Copy all of the material exactly. Pictures are not to appear in the copy.

◆ ◆ ◆ ◆ ◆ ◆ ◆

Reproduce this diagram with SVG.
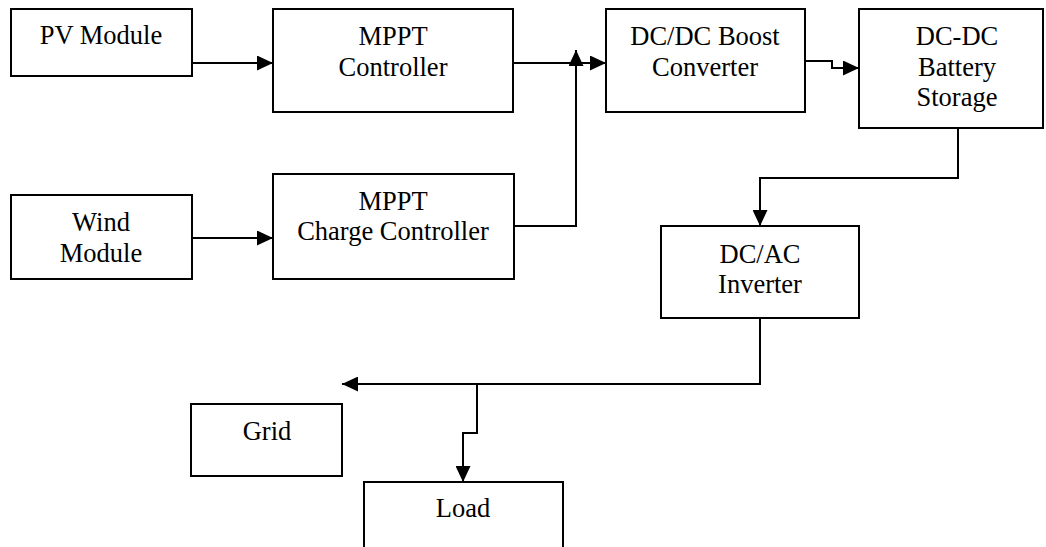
<svg xmlns="http://www.w3.org/2000/svg" width="1046" height="547" viewBox="0 0 1046 547">
  <style>
    .box { fill: #fff; stroke: #000; stroke-width: 2; }
    .lbl { font-family: "Liberation Serif", "Times New Roman", serif; font-size: 26.5px; fill: #000; text-anchor: middle; }
    .wire { fill: none; stroke: #000; stroke-width: 2; }
  </style>
  <defs>
    <marker id="arrow" markerUnits="userSpaceOnUse" markerWidth="16" markerHeight="15" refX="16" refY="7.5" orient="auto">
      <path d="M0,0 L16,7.5 L0,15 Z" fill="#000"/>
    </marker>
  </defs>
  <rect width="1046" height="547" fill="#fff"/>

  <!-- power flow connectors -->
  <g id="connectors">
    <path class="wire" d="M192,63 H273" marker-end="url(#arrow)"/>
    <path class="wire" d="M513,63 H606" marker-end="url(#arrow)"/>
    <path class="wire" d="M514,226 H576 V50" marker-end="url(#arrow)"/>
    <path class="wire" d="M805,61 H832 V68 H859" marker-end="url(#arrow)"/>
    <path class="wire" d="M958,128 V178 H760 V226" marker-end="url(#arrow)"/>
    <path class="wire" d="M192,238 H273" marker-end="url(#arrow)"/>
    <path class="wire" d="M760,318 V384 H342" marker-end="url(#arrow)"/>
    <path class="wire" d="M477,384 V433 H463 V482" marker-end="url(#arrow)"/>
  </g>

  <g id="pv-module">
    <rect class="box" x="11" y="9" width="181" height="67"/>
    <text class="lbl" x="101" y="44">PV Module</text>
  </g>
  <g id="mppt-controller">
    <rect class="box" x="273" y="9" width="240" height="103"/>
    <text class="lbl" x="393" y="45">MPPT</text>
    <text class="lbl" x="393" y="76">Controller</text>
  </g>
  <g id="boost-converter">
    <rect class="box" x="606" y="9" width="199" height="103"/>
    <text class="lbl" x="705" y="45">DC/DC Boost</text>
    <text class="lbl" x="705" y="76">Converter</text>
  </g>
  <g id="battery-storage">
    <rect class="box" x="859" y="9" width="184" height="119"/>
    <text class="lbl" x="957" y="45">DC-DC</text>
    <text class="lbl" x="957" y="76">Battery</text>
    <text class="lbl" x="957" y="106">Storage</text>
  </g>
  <g id="wind-module">
    <rect class="box" x="11" y="195" width="181" height="84"/>
    <text class="lbl" x="101" y="231">Wind</text>
    <text class="lbl" x="101" y="262">Module</text>
  </g>
  <g id="mppt-charge-controller">
    <rect class="box" x="273" y="174" width="241" height="105"/>
    <text class="lbl" x="393" y="210">MPPT</text>
    <text class="lbl" x="393" y="240">Charge Controller</text>
  </g>
  <g id="inverter">
    <rect class="box" x="661" y="226" width="198" height="92"/>
    <text class="lbl" x="760" y="263">DC/AC</text>
    <text class="lbl" x="760" y="293">Inverter</text>
  </g>
  <g id="grid">
    <rect class="box" x="191" y="404" width="151" height="72"/>
    <text class="lbl" x="267" y="440">Grid</text>
  </g>
  <g id="load">
    <rect class="box" x="364" y="482" width="199" height="80"/>
    <text class="lbl" x="463" y="517">Load</text>
  </g>
</svg>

◆ ◆ ◆ ◆ ◆ ◆ ◆

* SOLUTION TO THIS EXERCISE
Reproduce this diagram with SVG.
<svg xmlns="http://www.w3.org/2000/svg" width="1046" height="547" viewBox="0 0 1046 547">
  <style>
    .box { fill: #fff; stroke: #000; stroke-width: 2; }
    .lbl { font-family: "Liberation Serif", "Times New Roman", serif; font-size: 26.5px; fill: #000; text-anchor: middle; }
    .wire { fill: none; stroke: #000; stroke-width: 2; }
  </style>
  <defs>
    <marker id="arrow" markerUnits="userSpaceOnUse" markerWidth="16" markerHeight="15" refX="16" refY="7.5" orient="auto">
      <path d="M0,0 L16,7.5 L0,15 Z" fill="#000"/>
    </marker>
  </defs>
  <rect width="1046" height="547" fill="#fff"/>

  <!-- power flow connectors -->
  <g id="connectors">
    <path class="wire" d="M192,63 H273" marker-end="url(#arrow)"/>
    <path class="wire" d="M513,63 H606" marker-end="url(#arrow)"/>
    <path class="wire" d="M514,226 H576 V50" marker-end="url(#arrow)"/>
    <path class="wire" d="M805,61 H832 V68 H859" marker-end="url(#arrow)"/>
    <path class="wire" d="M958,128 V178 H760 V226" marker-end="url(#arrow)"/>
    <path class="wire" d="M192,238 H273" marker-end="url(#arrow)"/>
    <path class="wire" d="M760,318 V384 H342" marker-end="url(#arrow)"/>
    <path class="wire" d="M477,384 V433 H463 V482" marker-end="url(#arrow)"/>
  </g>

  <g id="pv-module">
    <rect class="box" x="11" y="9" width="181" height="67"/>
    <text class="lbl" x="101" y="44">PV Module</text>
  </g>
  <g id="mppt-controller">
    <rect class="box" x="273" y="9" width="240" height="103"/>
    <text class="lbl" x="393" y="45">MPPT</text>
    <text class="lbl" x="393" y="76">Controller</text>
  </g>
  <g id="boost-converter">
    <rect class="box" x="606" y="9" width="199" height="103"/>
    <text class="lbl" x="705" y="45">DC/DC Boost</text>
    <text class="lbl" x="705" y="76">Converter</text>
  </g>
  <g id="battery-storage">
    <rect class="box" x="859" y="9" width="184" height="119"/>
    <text class="lbl" x="957" y="45">DC-DC</text>
    <text class="lbl" x="957" y="76">Battery</text>
    <text class="lbl" x="957" y="106">Storage</text>
  </g>
  <g id="wind-module">
    <rect class="box" x="11" y="195" width="181" height="84"/>
    <text class="lbl" x="101" y="231">Wind</text>
    <text class="lbl" x="101" y="262">Module</text>
  </g>
  <g id="mppt-charge-controller">
    <rect class="box" x="273" y="174" width="241" height="105"/>
    <text class="lbl" x="393" y="210">MPPT</text>
    <text class="lbl" x="393" y="240">Charge Controller</text>
  </g>
  <g id="inverter">
    <rect class="box" x="661" y="226" width="198" height="92"/>
    <text class="lbl" x="760" y="263">DC/AC</text>
    <text class="lbl" x="760" y="293">Inverter</text>
  </g>
  <g id="grid">
    <rect class="box" x="191" y="404" width="151" height="72"/>
    <text class="lbl" x="267" y="440">Grid</text>
  </g>
  <g id="load">
    <rect class="box" x="364" y="482" width="199" height="80"/>
    <text class="lbl" x="463" y="517">Load</text>
  </g>
</svg>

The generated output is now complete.